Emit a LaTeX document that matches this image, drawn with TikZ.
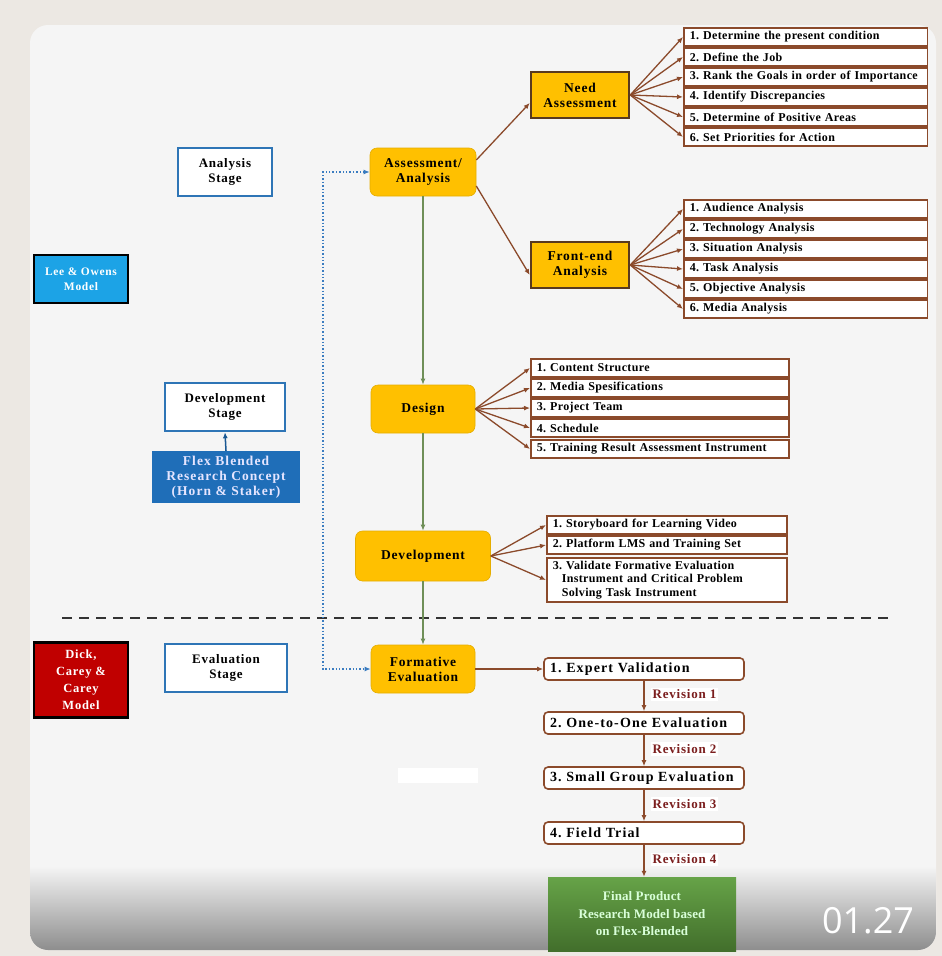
\documentclass[tikz,border=0pt]{standalone}
\usepackage{fontspec}
\setmainfont{Liberation Serif}
\newfontfamily\numfont{Open Sans}
\usetikzlibrary{arrows.meta}
\frenchspacing
\definecolor{bgout}{HTML}{ECE8E3}
\definecolor{card}{HTML}{F5F5F5}
\definecolor{yel}{HTML}{FFC000}
\definecolor{brn}{HTML}{8B4A2B}
\definecolor{dbrn}{HTML}{5A3A1E}
\definecolor{stblue}{HTML}{2E75B6}
\definecolor{cyanb}{HTML}{1CA3E6}
\definecolor{flexb}{HTML}{1F6EB8}
\definecolor{dred}{HTML}{C00000}
\definecolor{grn}{HTML}{6F8F58}
\definecolor{revred}{HTML}{7B1E1E}
\definecolor{fgreen}{HTML}{5E9E3E}
\definecolor{dotb}{HTML}{3A7CC0}
\newcommand\fsz[3]{\bfseries\fontsize{#1}{#2}\selectfont\addfontfeatures{LetterSpace=#3}}
\tikzset{
  txt/.style={font=\fsz{13.5}{15}{6}, align=center},
  stagebox/.style={txt, font=\fsz{13}{15}{6}, draw=stblue, line width=2.5pt, fill=white, minimum height=48pt},
  modelbox/.style={txt, font=\fsz{11.5}{14.5}{6}, draw=black, line width=2.5pt, text=white, minimum width=94pt},
  hub/.style={txt, fill=yel, draw=yel!90!black, line width=0.6pt, rounded corners=7pt, minimum height=48pt},
  hubsq/.style={txt, fill=yel, draw=dbrn, line width=2.5pt, minimum width=98pt, minimum height=46pt},
  listbox/.style={font=\fsz{12}{13.5}{3}, align=left, anchor=west, draw=brn, line width=1.6pt, fill=white, minimum height=18pt, inner xsep=6pt, inner ysep=1pt, text width=#1},
  evbox/.style={font=\fsz{14}{15}{8}, anchor=center, draw=brn, line width=1.6pt, fill=white, rounded corners=4pt, minimum width=200pt, minimum height=22pt, inner xsep=5pt, align=left, text width=188pt},
  barr/.style={draw=brn, line width=1.3pt, -{Latex[length=6pt,width=5pt]}},
  garr/.style={draw=grn, line width=1.5pt, -{Latex[length=6pt,width=5pt]}},
  revlab/.style={font=\fsz{13}{14}{6}, text=revred, fill=white, anchor=west, inner sep=2pt}
}
\begin{document}
\begin{tikzpicture}[x=1pt,y=-1pt]
\useasboundingbox (0,0) rectangle (942,956);
\fill[bgout] (0,0) rectangle (942,956);
\fill[card, rounded corners=18pt] (30,25) rectangle (936,950);
\begin{scope}
  \clip[rounded corners=18pt] (30,25) rectangle (936,950);
  \shade[top color=card, bottom color=black!45] (30,866) rectangle (936,951);
\end{scope}

% left column
\node[stagebox, minimum width=94pt] (ast) at (225,172) {Analysis\\Stage};
\node[modelbox, fill=cyanb, minimum height=48pt] (lee) at (81,279) {Lee \& Owens\\Model};
\node[stagebox, minimum width=120pt] (dst) at (225,407) {Development\\Stage};
\node[txt, fill=flexb, text=white!90!blue, minimum width=148pt, minimum height=52pt, font=\fsz{13.5}{15}{8}] (flex) at (226,477) {Flex Blended\\Research Concept\\(Horn \& Staker)};
\draw[draw=flexb!80!black, line width=1.5pt, -{Latex[length=6pt,width=5pt]}] (flex.north) -- (dst.south);
\node[modelbox, fill=dred, minimum height=75pt, font=\fsz{12.5}{17}{6}] (dick) at (81,680) {Dick,\\Carey \&\\Carey\\Model};
\node[stagebox, minimum width=122pt] (est) at (226,668) {Evaluation\\Stage};

% dashed separator
\coordinate (dl) at (62,618);
\coordinate (dr) at (888,618);
\draw[black!80, line width=2pt, dash pattern=on 10pt off 7pt] (dl) -- (dr);

% hubs
\node[hub, minimum width=106pt] (aa) at (423,172) {Assessment/\\Analysis};
\node[hub, minimum width=104pt] (des) at (423,409) {Design};
\node[hub, minimum width=135pt, minimum height=50pt] (dev) at (423,556) {Development};
\node[hub, minimum width=104pt] (fe) at (423,669) {Formative\\Evaluation};
\node[hubsq] (need) at (580,95) {Need\\Assessment};
\node[hubsq] (front) at (580,265) {Front-end\\Analysis};

% dotted blue connector
\coordinate (dtop) at (323,172);
\coordinate (dbot) at (323,669);
\draw[dotb, line width=1.4pt, dotted, {Latex[length=6pt,width=5pt]}-{Latex[length=6pt,width=5pt]}] (aa.west) -- (dtop) -- (dbot) -- (fe.west);

% green flow
\draw[garr] (aa) -- (des);
\draw[garr] (des) -- (dev);
\draw[garr] (dev) -- (fe);

\draw[barr] ([yshift=12pt]aa.east) -- ([yshift=-8pt]need.west);
\draw[barr] ([yshift=-14pt]aa.east) -- ([yshift=-10pt]front.west);

% need list
\foreach \i/\y/\t in {1/37/{1. Determine the present condition},2/57/{2. Define the Job},3/77/{3. Rank the Goals in order of Importance},4/97/{4. Identify Discrepancies},5/117/{5. Determine of Positive Areas},6/137/{6. Set Priorities for Action}}{
  \node[listbox=231.5pt] (n\i) at (683,\y) {\t};
  \draw[barr] (need.east) -- (n\i.west);
}
% front-end list
\foreach \i/\y/\t in {1/209/{1. Audience Analysis},2/229/{2. Technology Analysis},3/249/{3. Situation Analysis},4/269/{4. Task Analysis},5/289/{5. Objective Analysis},6/309/{6. Media Analysis}}{
  \node[listbox=231.5pt] (f\i) at (683,\y) {\t};
  \draw[barr] (front.east) -- (f\i.west);
}
% design list
\foreach \i/\y/\t in {1/368/{1. Content Structure},2/388/{2. Media Spesifications},3/408/{3. Project Team},4/428/{4. Schedule},5/449/{5. Training Result Assessment Instrument}}{
  \node[listbox=246pt] (d\i) at (530,\y) {\t};
  \draw[barr] (des.east) -- (d\i.west);
}
% development list
\node[listbox=228pt] (v1) at (546,525) {1. Storyboard for Learning Video};
\node[listbox=228pt] (v2) at (546,545) {2. Platform LMS and Training Set};
\node[listbox=228pt, inner ysep=3pt] (v3) at (546,580) {3. Validate Formative Evaluation\\\hspace*{9pt}Instrument and Critical Problem\\\hspace*{9pt}Solving Task Instrument};
\foreach \i in {1,2,3}{\draw[barr] (dev.east) -- (v\i.west);}

% evaluation sequence
\node[evbox] (e1) at (644,669) {1. Expert Validation};
\node[evbox] (e2) at (644,723) {2. One-to-One Evaluation};
\node[evbox] (e3) at (644,778) {3. Small Group Evaluation};
\node[evbox] (e4) at (644,833) {4. Field Trial};
\draw[barr] (fe.east) -- (e1.west);
\draw[barr] (e1.south) -- (e2.north) node[revlab, pos=0.45, xshift=6pt] {Revision 1};
\draw[barr] (e2.south) -- (e3.north) node[revlab, pos=0.45, xshift=6pt] {Revision 2};
\draw[barr] (e3.south) -- (e4.north) node[revlab, pos=0.45, xshift=6pt] {Revision 3};

\fill[white] (398,768) rectangle (478,783);

\node[txt, text=white!85!green, top color=fgreen!95!white, bottom color=fgreen!70!black, minimum width=188pt, minimum height=74pt, font=\fsz{13}{17.5}{1}] (fin) at (642,914) {Final Product\\Research Model based\\on Flex-Blended};
\draw[barr] (e4.south) -- (e4.south |- fin.north) node[revlab, pos=0.45, xshift=6pt] {Revision 4};

\node[text=white, font=\numfont\fontsize{36}{36}\selectfont] (num) at (868,921) {01.27};
\end{tikzpicture}
\end{document}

• [DIRECTIVE] Copy the listing in full and without alteration, omitting every picture.

• [RESPONSE BELOW]
Emit a LaTeX document that matches this image, drawn with TikZ.
\documentclass[tikz,border=0pt]{standalone}
\usepackage{fontspec}
\setmainfont{Liberation Serif}
\newfontfamily\numfont{Open Sans}
\usetikzlibrary{arrows.meta}
\frenchspacing
\definecolor{bgout}{HTML}{ECE8E3}
\definecolor{card}{HTML}{F5F5F5}
\definecolor{yel}{HTML}{FFC000}
\definecolor{brn}{HTML}{8B4A2B}
\definecolor{dbrn}{HTML}{5A3A1E}
\definecolor{stblue}{HTML}{2E75B6}
\definecolor{cyanb}{HTML}{1CA3E6}
\definecolor{flexb}{HTML}{1F6EB8}
\definecolor{dred}{HTML}{C00000}
\definecolor{grn}{HTML}{6F8F58}
\definecolor{revred}{HTML}{7B1E1E}
\definecolor{fgreen}{HTML}{5E9E3E}
\definecolor{dotb}{HTML}{3A7CC0}
\newcommand\fsz[3]{\bfseries\fontsize{#1}{#2}\selectfont\addfontfeatures{LetterSpace=#3}}
\tikzset{
  txt/.style={font=\fsz{13.5}{15}{6}, align=center},
  stagebox/.style={txt, font=\fsz{13}{15}{6}, draw=stblue, line width=2.5pt, fill=white, minimum height=48pt},
  modelbox/.style={txt, font=\fsz{11.5}{14.5}{6}, draw=black, line width=2.5pt, text=white, minimum width=94pt},
  hub/.style={txt, fill=yel, draw=yel!90!black, line width=0.6pt, rounded corners=7pt, minimum height=48pt},
  hubsq/.style={txt, fill=yel, draw=dbrn, line width=2.5pt, minimum width=98pt, minimum height=46pt},
  listbox/.style={font=\fsz{12}{13.5}{3}, align=left, anchor=west, draw=brn, line width=1.6pt, fill=white, minimum height=18pt, inner xsep=6pt, inner ysep=1pt, text width=#1},
  evbox/.style={font=\fsz{14}{15}{8}, anchor=center, draw=brn, line width=1.6pt, fill=white, rounded corners=4pt, minimum width=200pt, minimum height=22pt, inner xsep=5pt, align=left, text width=188pt},
  barr/.style={draw=brn, line width=1.3pt, -{Latex[length=6pt,width=5pt]}},
  garr/.style={draw=grn, line width=1.5pt, -{Latex[length=6pt,width=5pt]}},
  revlab/.style={font=\fsz{13}{14}{6}, text=revred, fill=white, anchor=west, inner sep=2pt}
}
\begin{document}
\begin{tikzpicture}[x=1pt,y=-1pt]
\useasboundingbox (0,0) rectangle (942,956);
\fill[bgout] (0,0) rectangle (942,956);
\fill[card, rounded corners=18pt] (30,25) rectangle (936,950);
\begin{scope}
  \clip[rounded corners=18pt] (30,25) rectangle (936,950);
  \shade[top color=card, bottom color=black!45] (30,866) rectangle (936,951);
\end{scope}

% left column
\node[stagebox, minimum width=94pt] (ast) at (225,172) {Analysis\\Stage};
\node[modelbox, fill=cyanb, minimum height=48pt] (lee) at (81,279) {Lee \& Owens\\Model};
\node[stagebox, minimum width=120pt] (dst) at (225,407) {Development\\Stage};
\node[txt, fill=flexb, text=white!90!blue, minimum width=148pt, minimum height=52pt, font=\fsz{13.5}{15}{8}] (flex) at (226,477) {Flex Blended\\Research Concept\\(Horn \& Staker)};
\draw[draw=flexb!80!black, line width=1.5pt, -{Latex[length=6pt,width=5pt]}] (flex.north) -- (dst.south);
\node[modelbox, fill=dred, minimum height=75pt, font=\fsz{12.5}{17}{6}] (dick) at (81,680) {Dick,\\Carey \&\\Carey\\Model};
\node[stagebox, minimum width=122pt] (est) at (226,668) {Evaluation\\Stage};

% dashed separator
\coordinate (dl) at (62,618);
\coordinate (dr) at (888,618);
\draw[black!80, line width=2pt, dash pattern=on 10pt off 7pt] (dl) -- (dr);

% hubs
\node[hub, minimum width=106pt] (aa) at (423,172) {Assessment/\\Analysis};
\node[hub, minimum width=104pt] (des) at (423,409) {Design};
\node[hub, minimum width=135pt, minimum height=50pt] (dev) at (423,556) {Development};
\node[hub, minimum width=104pt] (fe) at (423,669) {Formative\\Evaluation};
\node[hubsq] (need) at (580,95) {Need\\Assessment};
\node[hubsq] (front) at (580,265) {Front-end\\Analysis};

% dotted blue connector
\coordinate (dtop) at (323,172);
\coordinate (dbot) at (323,669);
\draw[dotb, line width=1.4pt, dotted, {Latex[length=6pt,width=5pt]}-{Latex[length=6pt,width=5pt]}] (aa.west) -- (dtop) -- (dbot) -- (fe.west);

% green flow
\draw[garr] (aa) -- (des);
\draw[garr] (des) -- (dev);
\draw[garr] (dev) -- (fe);

\draw[barr] ([yshift=12pt]aa.east) -- ([yshift=-8pt]need.west);
\draw[barr] ([yshift=-14pt]aa.east) -- ([yshift=-10pt]front.west);

% need list
\foreach \i/\y/\t in {1/37/{1. Determine the present condition},2/57/{2. Define the Job},3/77/{3. Rank the Goals in order of Importance},4/97/{4. Identify Discrepancies},5/117/{5. Determine of Positive Areas},6/137/{6. Set Priorities for Action}}{
  \node[listbox=231.5pt] (n\i) at (683,\y) {\t};
  \draw[barr] (need.east) -- (n\i.west);
}
% front-end list
\foreach \i/\y/\t in {1/209/{1. Audience Analysis},2/229/{2. Technology Analysis},3/249/{3. Situation Analysis},4/269/{4. Task Analysis},5/289/{5. Objective Analysis},6/309/{6. Media Analysis}}{
  \node[listbox=231.5pt] (f\i) at (683,\y) {\t};
  \draw[barr] (front.east) -- (f\i.west);
}
% design list
\foreach \i/\y/\t in {1/368/{1. Content Structure},2/388/{2. Media Spesifications},3/408/{3. Project Team},4/428/{4. Schedule},5/449/{5. Training Result Assessment Instrument}}{
  \node[listbox=246pt] (d\i) at (530,\y) {\t};
  \draw[barr] (des.east) -- (d\i.west);
}
% development list
\node[listbox=228pt] (v1) at (546,525) {1. Storyboard for Learning Video};
\node[listbox=228pt] (v2) at (546,545) {2. Platform LMS and Training Set};
\node[listbox=228pt, inner ysep=3pt] (v3) at (546,580) {3. Validate Formative Evaluation\\\hspace*{9pt}Instrument and Critical Problem\\\hspace*{9pt}Solving Task Instrument};
\foreach \i in {1,2,3}{\draw[barr] (dev.east) -- (v\i.west);}

% evaluation sequence
\node[evbox] (e1) at (644,669) {1. Expert Validation};
\node[evbox] (e2) at (644,723) {2. One-to-One Evaluation};
\node[evbox] (e3) at (644,778) {3. Small Group Evaluation};
\node[evbox] (e4) at (644,833) {4. Field Trial};
\draw[barr] (fe.east) -- (e1.west);
\draw[barr] (e1.south) -- (e2.north) node[revlab, pos=0.45, xshift=6pt] {Revision 1};
\draw[barr] (e2.south) -- (e3.north) node[revlab, pos=0.45, xshift=6pt] {Revision 2};
\draw[barr] (e3.south) -- (e4.north) node[revlab, pos=0.45, xshift=6pt] {Revision 3};

\fill[white] (398,768) rectangle (478,783);

\node[txt, text=white!85!green, top color=fgreen!95!white, bottom color=fgreen!70!black, minimum width=188pt, minimum height=74pt, font=\fsz{13}{17.5}{1}] (fin) at (642,914) {Final Product\\Research Model based\\on Flex-Blended};
\draw[barr] (e4.south) -- (e4.south |- fin.north) node[revlab, pos=0.45, xshift=6pt] {Revision 4};

\node[text=white, font=\numfont\fontsize{36}{36}\selectfont] (num) at (868,921) {01.27};
\end{tikzpicture}
\end{document}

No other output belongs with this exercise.